We have considered the interactive editing of DTD-compliant documents. There is another issue with regard to the restore of DTD-compliant documents. A DTD-compliant XML editor like Forms-XML relies heavily on state information about a working document. It is easy for the system to parse a valid document and reconstruct its state sequence since the Glushkov automaton G’ is deterministic. However, there is no way to reconstruct a state sequence from a DTD-compliant document in general if the regular expression is not simple. Our solution is to write out a valid document containing a DTD-compliant but non-valid working document. Those elements that are not present in the working document are marked with special attributes indicating their non-existence in the document.

As described above, Forms-XML may not be able to restore a well-formed but non-valid document, e.g. produced by other XML tools. We consider this limitation reasonable. Forms-XML is dedicated to producing valid documents. Non-valid documents, requiring syntactic corrections, are beyond its scope.

Generating Elements and Element Slots

In Forms-XML, a working document never contains syntactic violations. It is thus highly likely that the current document is indeed a subset of the target valid document the user desires. In this case, it makes sense for the system to generate elements and element slots (placeholders for the user to add elements) automatically based on the state of the current document. This approach has the following benefits: First, the generated required element slots serve as prominent guides to the user to produce a valid document. Second, the generation of elements and element slots reduces the user’s workload. Third, the user can see the effect of an element insertion quickly. If the insertion is not what she wants, the user may be able to detect and undo it earlier.

A DTD-compliant editor like Forms-XML can generate required elements automatically upon the insertion of an element.
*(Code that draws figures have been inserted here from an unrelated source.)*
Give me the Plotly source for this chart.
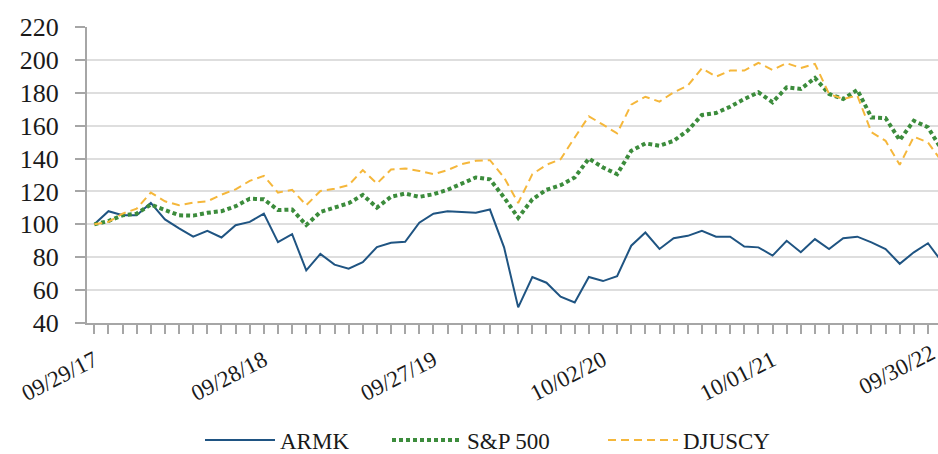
import plotly.graph_objects as go

months = list(range(61))
tick_idx = [0, 12, 24, 36, 48, 60]
tick_labels = ["09/29/17", "09/28/18", "09/27/19", "10/02/20", "10/01/21", "09/30/22"]

armk = [100, 108, 105.5, 105.5, 113, 103, 97.5, 92.5, 96, 92, 99.5, 101.5, 106.5, 89.2, 94,
        72, 82, 75.5, 73, 77, 86.2, 88.8, 89.4, 101, 106.5, 108, 107.5, 107, 109, 86,
        49.5, 68, 64.5, 56, 52.5, 68, 65.5, 68.5, 87, 95, 85, 91.5, 93, 96, 92.5,
        92.5, 86.5, 86, 81, 90, 83, 91, 85, 91.5, 92.5, 89, 85, 76, 83, 88.5, 77]
sp500 = [100, 102, 105.5, 106.5, 112, 108.5, 105.5, 105.3, 107, 108, 111, 115.6, 115.2, 108.7, 109,
         99.6, 107.5, 110.2, 112.8, 117.9, 110.2, 116.8, 118.7, 116.7, 118.3, 121, 124.8, 128.5, 127.4, 116.3,
         104, 115.2, 121, 123.8, 128.5, 140, 134.6, 130.5, 144.7, 149.2, 147.8, 150.8, 157, 166.5, 167.7,
         171.5, 176.2, 180.3, 174.2, 183.3, 182.3, 189, 179.3, 176.2, 181.7, 165, 164.6, 151.2, 163, 159, 145]
djuscy = [100, 101.5, 106.5, 109.5, 119.3, 114, 111.6, 113.2, 114, 118, 121.3, 126.4, 129.5, 119.3, 121,
          111.6, 120.3, 121.7, 123.8, 133, 124.8, 133.3, 134, 132.5, 130.5, 133, 136.6, 138.6, 139, 128.5,
          113, 130.5, 136.2, 139.6, 152.8, 165.7, 160.6, 155.3, 172.8, 177.6, 174.6, 180.3, 184.3, 194.9, 189.8,
          193.5, 193.5, 198.2, 193.9, 198, 195.1, 197.6, 179.3, 176.2, 178.3, 156, 150.8, 136.2, 153.3, 149.8, 138]

FONT = "Liberation Serif"
TXT = "#1a1a1a"
AXIS_GRAY = "#a6a6a6"
X_RANGE = [-0.517, 59.71]
W, H = 938, 454

fig = go.Figure()
fig.add_trace(go.Scatter(x=months, y=armk, name="ARMK", mode="lines", legend="legend",
                         line=dict(color="#1f5482", width=2)))
fig.add_trace(go.Scatter(x=months, y=sp500, name="S&P 500", mode="lines", legend="legend2",
                         line=dict(color="#3c8c3c", width=4, dash="4px,3px")))
fig.add_trace(go.Scatter(x=months, y=djuscy, name="DJUSCY", mode="lines", legend="legend3",
                         line=dict(color="#f5b73b", width=2, dash="8px,5px")))

def leg(xpx):
    return dict(orientation="h", xref="container", yref="container",
                x=xpx / W, y=(H - 440) / H, xanchor="left", yanchor="middle",
                font=dict(family=FONT, size=23, color=TXT), itemwidth=70,
                bgcolor="rgba(0,0,0,0)")

fig.update_layout(
    width=W, height=H,
    margin=dict(l=87, r=0, t=27, b=131),
    paper_bgcolor="white", plot_bgcolor="white",
    font=dict(family=FONT, size=22, color=TXT),
    showlegend=True,
    legend=leg(200), legend2=leg(387), legend3=leg(603),
    xaxis=dict(range=X_RANGE, tickmode="array", tickvals=tick_idx, ticktext=tick_labels,
               tickangle=-27, ticks="outside", ticklen=9, tickwidth=1.5, tickcolor=AXIS_GRAY,
               showline=True, linecolor=AXIS_GRAY, linewidth=2, showgrid=False, zeroline=False,
               ticklabelstandoff=4,
               minor=dict(dtick=1, tick0=0, ticks="outside", ticklen=9, tickwidth=1.5, tickcolor=AXIS_GRAY,
                          showgrid=False),
               tickfont=dict(family=FONT, size=23, color=TXT)),
    yaxis=dict(range=[40, 220], dtick=20, tick0=40, ticks="outside", ticklen=10, tickwidth=1.5,
               tickcolor=AXIS_GRAY, showline=True, linecolor=AXIS_GRAY, linewidth=2,
               showgrid=True, gridcolor="#dedede", gridwidth=1.5, zeroline=False,
               ticklabelstandoff=11,
               tickfont=dict(family=FONT, size=26, color=TXT)),
)

# label of the last tick lies beyond the cropped right edge of the plot
last_x = (tick_idx[-1] - X_RANGE[0]) / (X_RANGE[1] - X_RANGE[0])
fig.add_annotation(x=last_x, xref="paper", y=0, yref="paper", text=tick_labels[-1],
                   showarrow=False, textangle=-27, xanchor="right", yanchor="top",
                   yshift=-14, font=dict(family=FONT, size=23, color=TXT))

fig.write_html("out.html", config={"displayModeBar": False},
               post_script="document.body.style.margin='0';document.body.style.overflow='hidden';")
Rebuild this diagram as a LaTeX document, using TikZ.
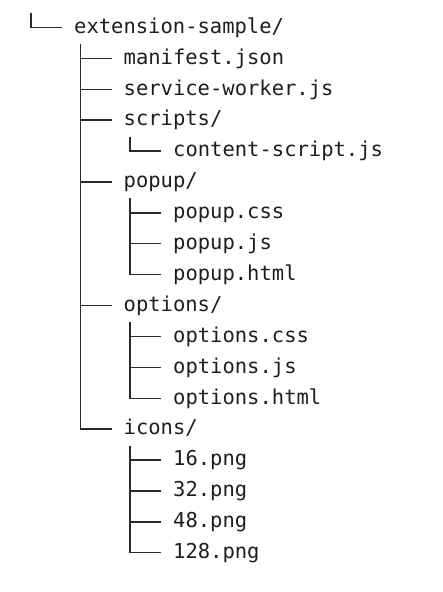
\documentclass[tikz,border=0pt]{standalone}
\usepackage{fontspec}
\newfontfamily\treefont{DejaVu Sans Mono}
\definecolor{ink}{HTML}{1E1E1E}
\definecolor{lineink}{HTML}{2A2A2A}
\begin{document}
\begin{tikzpicture}[x=1pt,y=1pt,
  entry/.style={anchor=west,inner sep=0pt,text height=15.5pt,text depth=4pt,
    text=ink,font=\treefont\fontsize{20.5}{24}\selectfont},
  branch/.style={draw=lineink,line width=1.4pt,line cap=butt}]
\fill[white] (0,0) rectangle (443,592);
\useasboundingbox (0,0) rectangle (443,592);
% level x positions: L0 text 74, L1 text 123.5, L2 text 173
\node[entry] (root) at (74,564.5) {extension-sample/};
\node[entry] (manifest) at (123.5,533.6) {manifest.json};
\node[entry] (sw) at (123.5,502.7) {service-worker.js};
\node[entry] (scripts) at (123.5,471.8) {scripts/};
\node[entry] (cs) at (173,440.9) {content-script.js};
\node[entry] (popup) at (123.5,410.0) {popup/};
\node[entry] (pcss) at (173,379.1) {popup.css};
\node[entry] (pjs) at (173,348.2) {popup.js};
\node[entry] (phtml) at (173,317.3) {popup.html};
\node[entry] (options) at (123.5,286.4) {options/};
\node[entry] (ocss) at (173,255.5) {options.css};
\node[entry] (ojs) at (173,224.6) {options.js};
\node[entry] (ohtml) at (173,193.7) {options.html};
\node[entry] (icons) at (123.5,162.8) {icons/};
\node[entry] (i16) at (173,131.9) {16.png};
\node[entry] (i32) at (173,101.0) {32.png};
\node[entry] (i48) at (173,70.1) {48.png};
\node[entry] (i128) at (173,39.2) {128.png};
\coordinate (top) at (31,579);
\draw[branch] (top) |- ([xshift=-12pt]root.west);
\foreach \p/\c in {root/manifest,root/sw,root/scripts,root/popup,root/options,root/icons,
  scripts/cs,popup/pcss,popup/pjs,popup/phtml,options/ocss,options/ojs,options/ohtml,
  icons/i16,icons/i32,icons/i48,icons/i128}
  \draw[branch] ([xshift=6.5pt,yshift=-6.5pt]\p.south west) |- ([xshift=-12pt]\c.west);
\end{tikzpicture}
\end{document}
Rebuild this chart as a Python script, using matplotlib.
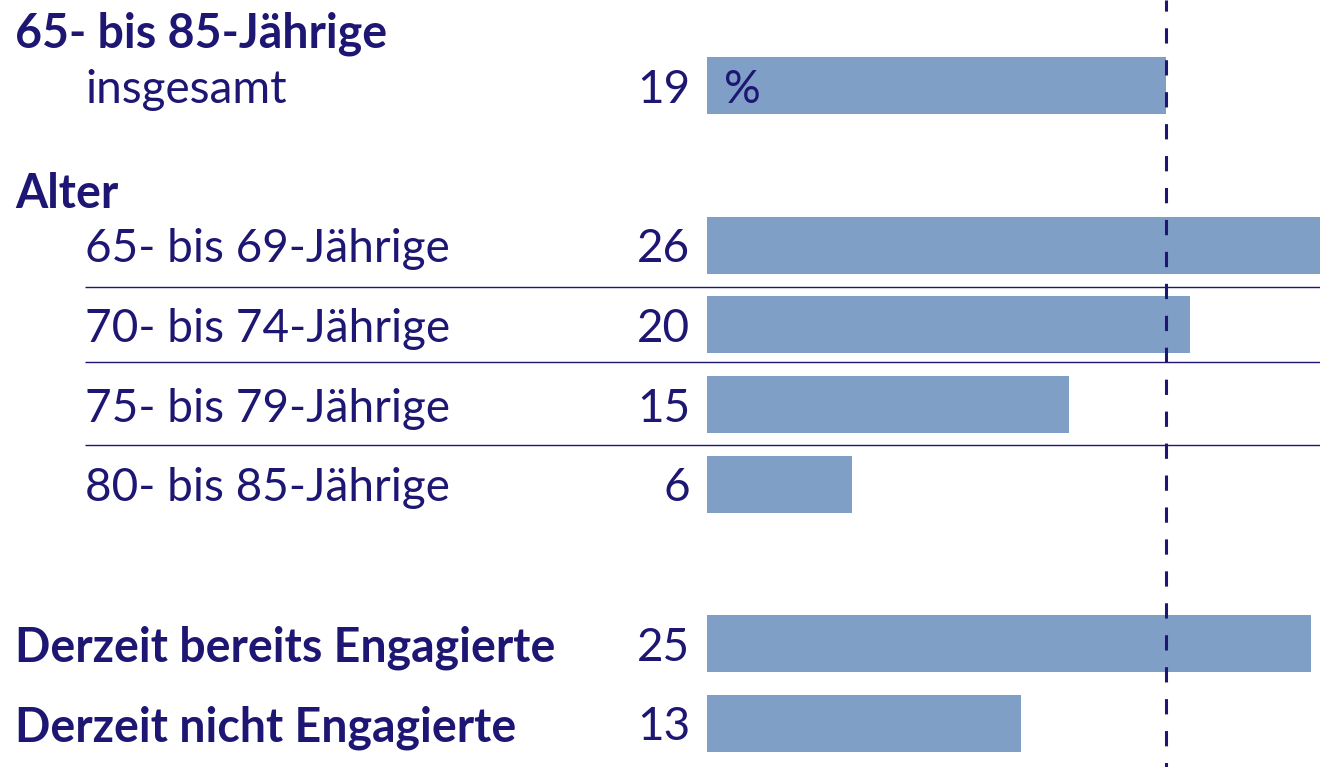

An element is required if it is present in all valid documents containing the current DTD-compliant document. This policy certainly applies to the empty document initially. In particular, the required elements generated initially must be present in all valid documents. Normally they should not be deleted unless their parent element is deleted. As an example, consider the regular expression (a, (b, c)?). Initially, a is a required element. Once element b (or c) is inserted, c (or b) becomes a required element.

Consider the state sequence representation of a DTD-compliant working document as in the last section. Given two states u and v where v ∈ reachable(u), a required element between u and v then corresponds to a state z through which all paths from u to v pass. Such a state is known as a cut-vertex or articulation point in graph theory [ 8]. It is well known that one can apply a maximum flow-like algorithm to find the articulation points separating u and v, i.e. to find the required elements between u and v. When there are multiple articulation points, the maximum flow-like algorithm is executed multiple times. The algorithm takes linear time, linear in the size of the Glushkov automaton G.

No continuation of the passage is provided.